● **WRITTEN EXERCISE**: Scan the records below for the line with "Reproduce this chart" and the line with "import seaborn as sns", and retype that range exactly, both ends included, pictures excepted.

=== EXTRACTED ENTRIES ===

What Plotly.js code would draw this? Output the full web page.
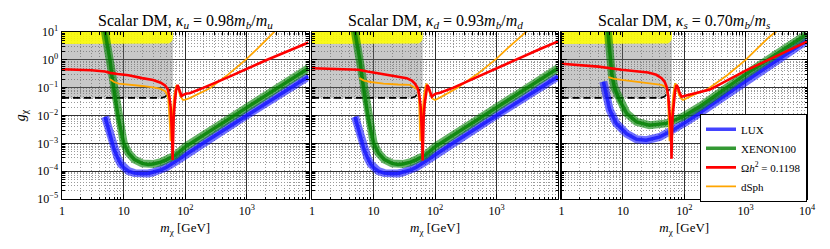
<!DOCTYPE html>
<html><head><meta charset="utf-8">
<script src="https://cdn.plot.ly/plotly-3.0.1.min.js"></script>
<style>html,body{margin:0;padding:0;background:#fff}#chart{width:830px;height:249px}</style>
</head><body><div id="chart"></div>
<script>
// ---------- tick labels ----------
const yTickVals = [10, 1, 0.1, 0.01, 0.001, 0.0001, 0.00001];
const yTickText = ['10<sup>1</sup>','10<sup>0</sup>','10<sup>−1</sup>','10<sup>−2</sup>','10<sup>−3</sup>','10<sup>−4</sup>','10<sup>−5</sup>'];
const xTickVals = [1, 10, 100, 1000];
const xTickText = ['1', '10', '10<sup>2</sup>', '10<sup>3</sup>'];
const xTickValsLast = [1, 10, 100, 1000, 10000];
const xTickTextLast = ['1', '10', '10<sup>2</sup>', '10<sup>3</sup>', '10<sup>4</sup>'];
const panelTitles = [
  'Scalar DM, <i>κ<sub>u</sub></i> = 0.98<i>m<sub>b</sub></i>/<i>m<sub>u</sub></i>',
  'Scalar DM, <i>κ<sub>d</sub></i> = 0.93<i>m<sub>b</sub></i>/<i>m<sub>d</sub></i>',
  'Scalar DM, <i>κ<sub>s</sub></i> = 0.70<i>m<sub>b</sub></i>/<i>m<sub>s</sub></i>'
];
const seriesNames = ['LUX', 'XENON100', 'Ω<i>h</i><sup>2</sup> = 0.1198', 'dSph'];

// ---------- excluded regions (same in all panels) ----------
const grayM = [1, 42, 48, 52, 55, 57, 63, 63, 1];
const grayG = [0.042, 0.042, 0.047, 0.057, 0.071, 0.09, 0.1, 20, 20];
const yelM = [1, 45, 54, 59, 62, 63, 63, 1];
const yelG = [3.7, 3.7, 3.9, 4.4, 5.2, 6.5, 20, 20];
const dashM = [1, 42, 48, 52, 55, 57];
const dashG = [0.043, 0.043, 0.048, 0.058, 0.072, 0.09];

// ---------- LUX / XENON100 (kappa_u and kappa_d) ----------
const luxM_ud = [5, 5.5, 6, 6.5, 7, 8, 9, 10, 12, 15, 20, 25, 30, 40, 50, 70, 100, 200, 500, 1000, 2000, 5000, 10000];
const luxG_ud = [9e-3, 4e-3, 1.9e-3, 1.0e-3, 6.2e-4, 3.0e-4, 1.8e-4, 1.35e-4, 1.0e-4, 8.5e-5, 8.0e-5, 8.3e-5, 9.0e-5, 1.1e-4, 1.4e-4, 2.2e-4, 3.8e-4, 1.05e-3, 3.8e-3, 1.02e-2, 2.7e-2, 0.1, 0.25];
const xenM_ud = [4.95, 5.5, 6, 6.5, 7, 7.5, 8, 9, 10, 12, 15, 20, 25, 30, 40, 50, 70, 100, 200, 500, 1000, 2000, 5000, 10000];
const xenG_ud = [11, 2.9, 1.0, 0.23, 0.068, 0.027, 0.012, 3e-3, 1.05e-3, 4.5e-4, 2.6e-4, 1.9e-4, 1.75e-4, 1.8e-4, 2.1e-4, 2.6e-4, 3.8e-4, 7.5e-4, 2.0e-3, 7.5e-3, 2.0e-2, 5.2e-2, 0.19, 0.5];

// ---------- LUX / XENON100 (kappa_s) ----------
const luxM_s = [4.8, 5.3, 6.1, 7.8, 11.5, 16.7, 24, 40, 66, 108, 180, 1000, 10000];
const luxG_s = [0.165, 0.06, 0.016, 5.2e-3, 2.2e-3, 1.4e-3, 1.3e-3, 1.7e-3, 3e-3, 5.9e-3, 0.0125, 0.17, 5];
const xenM_s = [5.7, 6.1, 6.6, 7.3, 8.8, 11.5, 16.7, 27, 51, 95, 180, 1000, 10000];
const xenG_s = [11, 1.5, 0.3, 0.1, 0.036, 0.012, 5.9e-3, 4.5e-3, 5.2e-3, 9e-3, 0.021, 0.3, 8.5];

// ---------- relic density ----------
const relM_u = [1, 2, 3, 5, 6, 8, 12, 20, 30, 40, 47, 52, 55, 58, 60, 61.5, 62.3, 63.2, 65, 67.5, 71, 75, 78, 82, 87, 95, 105, 118, 200, 500, 1000, 2000, 5000, 10000];
const relG_u = [0.46, 0.44, 0.42, 0.38, 0.34, 0.31, 0.28, 0.22, 0.19, 0.15, 0.12, 0.09, 0.05, 0.02, 0.006, 1.2e-3, 2.5e-4, 1.8e-3, 0.009, 0.027, 0.08, 0.125, 0.1, 0.065, 0.05, 0.056, 0.062, 0.063, 0.1, 0.24, 0.48, 0.95, 2.2, 4.2];
const relM_d = [1, 2, 3, 5.7, 8, 14.5, 25, 34.6, 42, 47, 52, 55.5, 58.5, 60.5, 62, 62.8, 63.6, 65.5, 68, 71.5, 75, 79, 84, 88.6, 96, 105, 118, 200, 500, 1000, 2000, 5000, 10000];
const relG_d = [0.5, 0.48, 0.47, 0.44, 0.38, 0.31, 0.25, 0.22, 0.18, 0.14, 0.1, 0.055, 0.02, 0.006, 1.2e-3, 2.4e-4, 1.8e-3, 0.009, 0.027, 0.08, 0.125, 0.1, 0.065, 0.047, 0.055, 0.062, 0.064, 0.1, 0.25, 0.5, 1.0, 2.4, 4.6];
const relM_s = [1, 2, 4, 9.5, 18, 25.8, 35, 42.7, 48, 51.5, 55, 58, 60, 61.2, 62, 62.8, 64.5, 67, 71, 75, 79, 84, 90.5, 100, 130, 180, 262, 1000, 3000, 10000];
const relG_s = [0.72, 0.64, 0.57, 0.44, 0.38, 0.35, 0.29, 0.22, 0.16, 0.11, 0.05, 0.015, 0.004, 1.2e-3, 2.8e-4, 1.5e-3, 0.009, 0.027, 0.08, 0.125, 0.1, 0.065, 0.047, 0.05, 0.058, 0.068, 0.085, 0.41, 1.27, 4.5];

// ---------- dSph ----------
const dsM_u = [6, 7, 8.3, 12, 20, 32, 40, 47, 51, 53, 55, 56.5, 57.6, 59, 61, 63.5, 66, 70.5, 73, 77, 83, 92, 100, 118, 150, 250, 500, 950, 1500, 2200, 3000];
const dsG_u = [0.2, 0.16, 0.14, 0.13, 0.115, 0.1, 0.09, 0.075, 0.055, 0.04, 0.015, 4e-3, 1.2e-3, 2.5e-3, 8e-3, 0.018, 0.05, 0.11, 0.125, 0.09, 0.05, 0.036, 0.037, 0.042, 0.055, 0.095, 0.3, 1.0, 2.6, 6, 12];
const dsM_d = [5.9, 7, 9, 14.5, 25, 39, 47, 53, 55, 56.5, 57.6, 59, 61, 63.5, 66, 70, 73, 77, 84, 92, 100, 120, 150, 225, 500, 1000, 1600, 2400, 3300];
const dsG_d = [0.22, 0.18, 0.16, 0.14, 0.13, 0.125, 0.1, 0.08, 0.035, 0.008, 1.2e-3, 2.5e-3, 8e-3, 0.018, 0.05, 0.11, 0.14, 0.1, 0.055, 0.04, 0.036, 0.044, 0.058, 0.095, 0.32, 1.1, 2.9, 6.5, 12];
const dsM_s = [5.8, 7, 9.5, 15, 25.8, 35, 42.7, 48, 51.5, 54, 56, 57.6, 59, 61, 63.5, 66, 69.5, 72, 76, 82, 89, 95, 110, 150, 230, 500, 1000, 1600, 2400, 3400];
const dsG_s = [0.24, 0.21, 0.19, 0.17, 0.15, 0.135, 0.125, 0.11, 0.095, 0.05, 0.01, 1.2e-3, 2.5e-3, 8e-3, 0.018, 0.05, 0.12, 0.144, 0.1, 0.055, 0.04, 0.036, 0.042, 0.058, 0.083, 0.28, 1.0, 2.8, 6.5, 12];

// ---------- build traces ----------
const FONT = '"Liberation Serif", "Times New Roman", serif';
const panels = [
  {xa: 'x', ya: 'y', lux: [luxM_ud, luxG_ud], xen: [xenM_ud, xenG_ud], rel: [relM_u, relG_u], ds: [dsM_u, dsG_u], leg: false},
  {xa: 'x2', ya: 'y2', lux: [luxM_ud, luxG_ud], xen: [xenM_ud, xenG_ud], rel: [relM_d, relG_d], ds: [dsM_d, dsG_d], leg: false},
  {xa: 'x3', ya: 'y3', lux: [luxM_s, luxG_s], xen: [xenM_s, xenG_s], rel: [relM_s, relG_s], ds: [dsM_s, dsG_s], leg: true}
];
const traces = [];
panels.forEach(p => {
  const base = {xaxis: p.xa, yaxis: p.ya, mode: 'lines', hoverinfo: 'skip'};
  traces.push(Object.assign({}, base, {x: grayM, y: grayG, fill: 'toself', fillcolor: 'rgba(110,110,110,0.38)', line: {width: 0}, showlegend: false}));
  traces.push(Object.assign({}, base, {x: yelM, y: yelG, fill: 'toself', fillcolor: 'rgba(255,255,0,0.88)', line: {width: 0}, showlegend: false}));
  traces.push(Object.assign({}, base, {x: dashM, y: dashG, line: {color: '#000', width: 1.6, dash: '7px,4px'}, showlegend: false}));
  // LUX band (wide translucent) + core line (legend entry)
  traces.push(Object.assign({}, base, {x: p.lux[0], y: p.lux[1], line: {color: 'rgba(20,20,255,0.6)', width: 8}, showlegend: false}));
  traces.push(Object.assign({}, base, {x: p.lux[0], y: p.lux[1], name: seriesNames[0], legendrank: 1, line: {color: 'rgba(20,20,255,0.8)', width: 3.5}, showlegend: p.leg}));
  // XENON100 band
  traces.push(Object.assign({}, base, {x: p.xen[0], y: p.xen[1], line: {color: 'rgba(0,128,0,0.6)', width: 8}, showlegend: false}));
  traces.push(Object.assign({}, base, {x: p.xen[0], y: p.xen[1], name: seriesNames[1], legendrank: 2, line: {color: 'rgba(0,128,0,0.8)', width: 3.5}, showlegend: p.leg}));
  // dSph
  traces.push(Object.assign({}, base, {x: p.ds[0], y: p.ds[1], name: seriesNames[3], legendrank: 4, line: {color: '#ffa500', width: 1.8}, showlegend: p.leg}));
  // relic
  traces.push(Object.assign({}, base, {x: p.rel[0], y: p.rel[1], name: seriesNames[2], legendrank: 3, line: {color: '#ff0000', width: 2.6}, showlegend: p.leg}));
});

function xAxis(domain, vals, text) {
  return {
    type: 'log', range: [0, 4], domain: domain,
    tickmode: 'array', tickvals: vals, ticktext: text,
    ticks: 'inside', ticklen: 5, tickcolor: '#000', tickwidth: 1,
    showline: true, linecolor: '#000', linewidth: 1.4, mirror: 'allticks',
    showgrid: true, gridcolor: '#333', gridwidth: 1, zeroline: false,
    minor: {dtick: 'D1', ticks: 'inside', ticklen: 2.5, tickcolor: '#000', showgrid: true, gridcolor: '#9a9a9a', griddash: '1px,2px', gridwidth: 1},
    tickfont: {family: FONT, size: 12, color: '#000'},
    title: {text: '<i>m</i><sub>χ</sub> [GeV]', font: {family: FONT, size: 13, color: '#000'}, standoff: 6},
    fixedrange: true
  };
}
function yAxis(anchor, labels) {
  const a = {
    type: 'log', range: [-5, 1], anchor: anchor,
    tickmode: 'array', tickvals: yTickVals, ticktext: yTickText, showticklabels: labels,
    ticks: 'inside', ticklen: 5, tickcolor: '#000', tickwidth: 1,
    showline: true, linecolor: '#000', linewidth: 1.4, mirror: 'allticks',
    showgrid: true, gridcolor: '#333', gridwidth: 1, zeroline: false,
    minor: {dtick: 'D1', ticks: 'inside', ticklen: 2.5, tickcolor: '#000', showgrid: true, gridcolor: '#9a9a9a', griddash: '1px,2px', gridwidth: 1},
    tickfont: {family: FONT, size: 12, color: '#000'},
    fixedrange: true
  };
  if (labels) a.title = {text: '<i>g</i><sub>χ</sub>', font: {family: FONT, size: 14, color: '#000'}, standoff: 8};
  return a;
}

const domains = [[0, 0.3309], [0.3356, 0.6658], [0.6705, 1]];
const layout = {
  width: 830, height: 249,
  margin: {l: 62, r: 23, t: 32, b: 50},
  paper_bgcolor: '#fff', plot_bgcolor: '#fff',
  font: {family: FONT, color: '#000'},
  xaxis: xAxis(domains[0], xTickVals, xTickText),
  xaxis2: xAxis(domains[1], xTickVals, xTickText),
  xaxis3: xAxis(domains[2], xTickValsLast, xTickTextLast),
  yaxis: yAxis('x', true),
  yaxis2: yAxis('x2', false),
  yaxis3: yAxis('x3', false),
  legend: {
    x: 1, xanchor: 'right', y: 0.51, yanchor: 'top',
    bgcolor: '#fff', bordercolor: '#000', borderwidth: 1,
    font: {family: FONT, size: 11, color: '#000'},
    itemwidth: 30, tracegroupgap: 0
  },
  annotations: panelTitles.map((t, i) => ({
    text: t, xref: 'paper', yref: 'paper',
    x: (domains[i][0] + domains[i][1]) / 2, y: 1.064,
    xanchor: 'center', yanchor: 'middle', showarrow: false,
    font: {family: FONT, size: 16, color: '#000'}
  })),
  showlegend: true
};

Plotly.newPlot('chart', traces, layout, {staticPlot: true, displayModeBar: false});
</script></body></html>
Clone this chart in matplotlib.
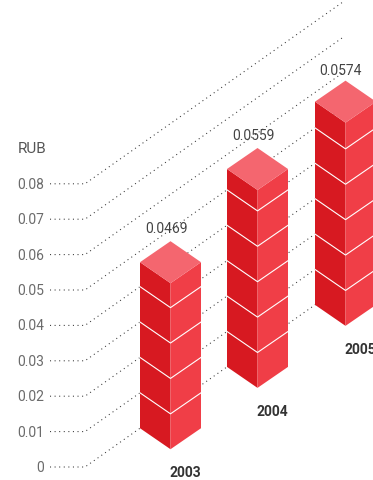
import matplotlib
matplotlib.use("Agg")
import matplotlib.pyplot as plt

plt.rcParams['font.family'] = ['Roboto', 'DejaVu Sans']

years = ["2003", "2004", "2005"]
values = [0.0469, 0.0559, 0.0574]
value_labels = ["0.0469", "0.0559", "0.0574"]
ticks = [0, 0.01, 0.02, 0.03, 0.04, 0.05, 0.06, 0.07, 0.08]
tick_labels = ["0", "0.01", "0.02", "0.03", "0.04", "0.05", "0.06", "0.07", "0.08"]

# layout, in pixels
W, H = 373, 480
Y0 = 467          # pixel row of value 0
PX = 3540         # pixels per 1 RUB
SLOPE = 0.705     # rise of the receding axis, px per px
bar_left = [140, 227, 315]
label_gap = [12, 12, 9.5]
half_w = 30.5
half_h = 21

LEFT = "#d71921"
RIGHT = "#f03e47"
TOP = "#f4666f"


def to_val(px):
    # pixel row -> value
    return (Y0 - px) / PX


fig = plt.figure(figsize=(W / 100, H / 100), dpi=100)
ax = fig.add_axes([0, 0, 1, 1])
ax.set_xlim(0, W)
ax.set_ylim(to_val(H), to_val(0))
ax.axis("off")


def base(x, v):
    # value v on the receding axis at pixel column x
    return v + (x - 85) * SLOPE / PX


dy = half_h / PX
nudge = 1 / PX    # text sits 1px lower than its anchor

# dotted guide lines
for t, lab in zip(ticks, tick_labels):
    ax.plot([50, 85, 344], [t, t, base(344, t)], color="#333333", lw=0.75,
            ls=(0, (1, 3.4)), zorder=1)
    ax.text(44, t - nudge, lab, ha="right", va="center", fontsize=10, color="#6b6b6b")

ax.text(18, to_val(149), "RUB", ha="left", va="center", fontsize=11, color="#555555")

# bars
for x, v, vl, yr, gap in zip(bar_left, values, value_labels, years, label_gap):
    b = base(x, 0)
    top = b + v
    xm = x + half_w
    xr = x + 2 * half_w
    ax.fill([x, xm, xm, x], [b, b - dy, top - dy, top], color=LEFT, lw=0, zorder=2)
    ax.fill([xm, xr, xr, xm], [b - dy, b, top, top - dy], color=RIGHT, lw=0, zorder=2)
    ax.fill([x, xm, xr, xm], [top, top + dy, top, top - dy], color=TOP, lw=0, zorder=2)
    # white bands every 0.01
    for t in ticks[1:]:
        if t < v:
            ax.plot([x, xm, xr], [b + t, b + t - dy, b + t], color="white", lw=0.8,
                    zorder=3, solid_joinstyle="miter")
    ax.text(x + 26, top + dy + gap / PX, vl, ha="center", va="center", fontsize=10,
            color="#444444", zorder=4)
    ax.text(x + 45, b - dy - 24 / PX, yr, ha="center", va="center", fontsize=10,
            fontweight="bold", color="#333333", zorder=4)

fig.savefig("out.png", dpi=100)
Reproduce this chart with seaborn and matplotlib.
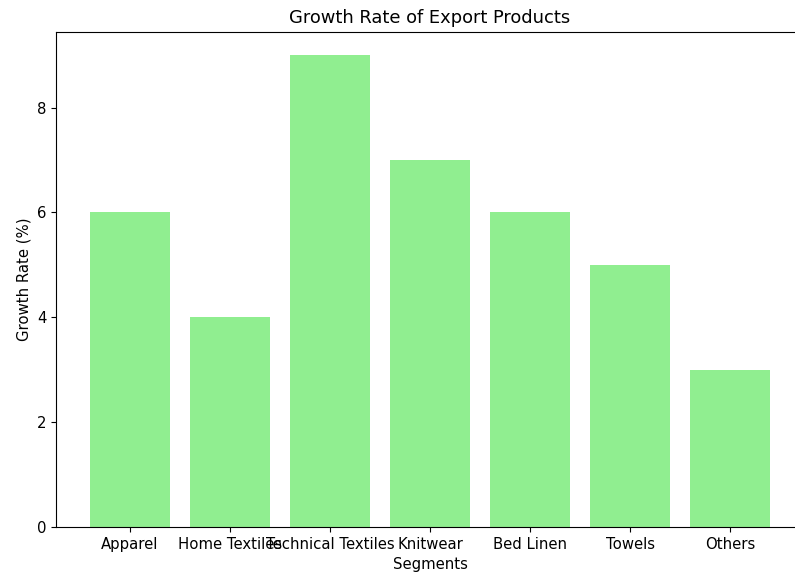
import pandas as pd
import matplotlib
matplotlib.use("Agg")
import matplotlib.pyplot as plt
import seaborn as sns

# Dados do gráfico
segmentos = ['Apparel', 'Home Textiles', 'Technical Textiles', 'Knitwear',
             'Bed Linen', 'Towels', 'Others']
taxa_crescimento = [6, 4, 9, 7, 6, 5, 3]

df = pd.DataFrame({'Segments': segmentos, 'Growth Rate (%)': taxa_crescimento})

# fonte um pouco maior, como na referência
plt.rcParams['font.size'] = 10.7

fig = plt.figure(figsize=(7.95, 5.75), dpi=100)
# posição dos eixos (a borda direita fica fora da imagem, como na referência)
ax = fig.add_axes([56 / 795, 48 / 575, 748 / 795, 495.5 / 575])

sns.barplot(data=df, x='Segments', y='Growth Rate (%)', color='lightgreen',
            saturation=1, width=0.8, ax=ax)

# margens iguais às do matplotlib padrão
n = len(segmentos)
ax.set_xlim(-0.4 - 0.34, n - 1 + 0.4 + 0.34)
ax.set_ylim(0, 9.45)
ax.spines['right'].set_visible(False)

ax.set_title('Growth Rate of Export Products')
ax.set_xlabel('Segments')
ax.set_ylabel('Growth Rate (%)')

plt.savefig('out.png', dpi=100)
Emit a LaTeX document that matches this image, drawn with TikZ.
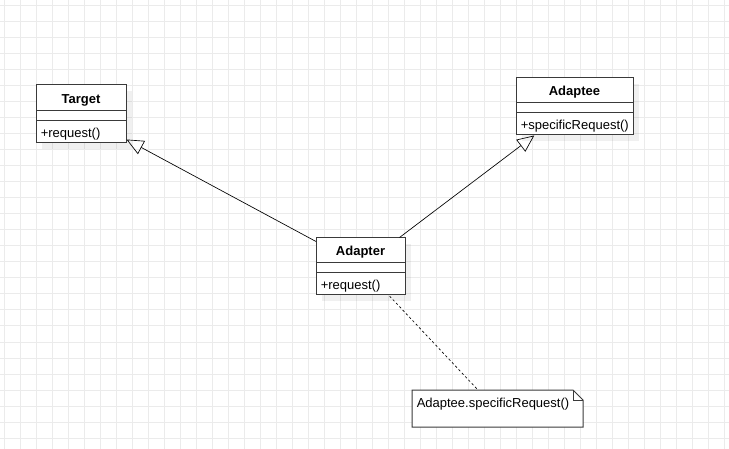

===

● **REPLY**:
Reproduce this chart with seaborn and matplotlib.
import pandas as pd
import matplotlib
matplotlib.use("Agg")
import matplotlib.pyplot as plt
import seaborn as sns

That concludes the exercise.